Is our work identity a thing we put on every morning, along with our office suits? asks Robert Rowland Smith in his philosophy book Breakfast with Socrates, which regards work, among other things, from the prism of Marx’s theory of labour exchange and Hegel’s concepts of master and slave. Smith recounts the true story of a 16th century French peasant, adapted for film in The Return of Martin Guerre, about a man who goes to work and is missing for six years, after which someone claiming to be him returns to take up with his wife: “All of this means that if you do arrive at work as the same person who left your house, it’s somewhat a matter of chance.”
And then there is office bullying, brought to life in Jonas Karlsson’s surreal, funny and unsettling new novel, The Room, featuring Björn, an ambitious but socially awkward man whose colleagues turn on him.

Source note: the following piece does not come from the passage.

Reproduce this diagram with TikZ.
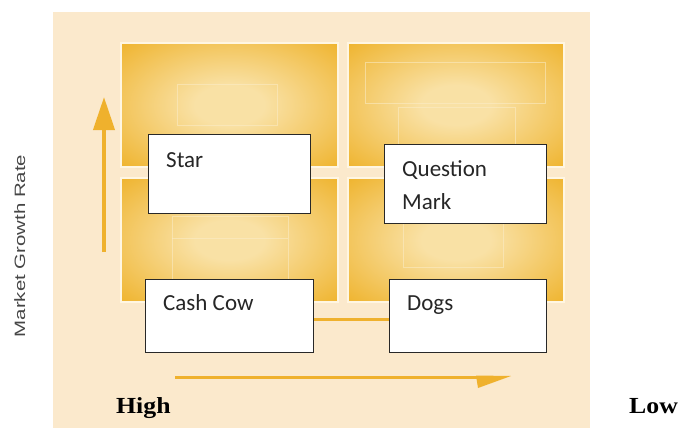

It is his eccentricity that makes him brilliant in his job, yet colleagues do all they can to stifle it with peer pressure and a narrow insistence on office convention, “the semi-social state of casual interaction involving endless cups of coffee and small talk that characterises most workplaces”, and that is so effective in “dragging a creative individual down”. When office existence leaves imagination so squeezed out, where can our “true” self go?
Björn finds a surreal outlet for his. Meanwhile, it makes you wish for those Silicon Valley outfits that reconfigure offices so structures of “work” resemble “play”. In Karlsson’s world, no one is quite ready for the imagination through which his oddball protagonist is trying to liberate his desk-job. It’s strangely uplifting to read office ennui fiction, at a time when winter darkness surrounds us. Bartleby and Björn are our white-collar heroes, ready to give their lives to the cause. Long may they live, in fictional offices and otherwise.
David Mitchell’s inspiration in 140 characters
Novelists have been writing fiction in 140-characters for some time now, but it was still surprising this week to hear David Mitchell declare his own Twitter accomplishment: the story that he began as a playful social media offering last year has now become its own stand-alone novel, Slade House, or at least the first part of it. The “reality-warping” tale, to be published for Halloween, came directly out of Mitchell’s dalliance with Twitter, and hastened the novel-in-development process that might ordinarily take him years, according to the publishing director at Sceptre. It does all rather stop social-media sceptics in their tracks. While 28 eminent writers petition for nature words to be put back into the Oxford Junior Dictionary (they have been replaced by words such as blog and chatroom), it’s a reminder that new technology can’t be dismissed outright as the enemy of creativity.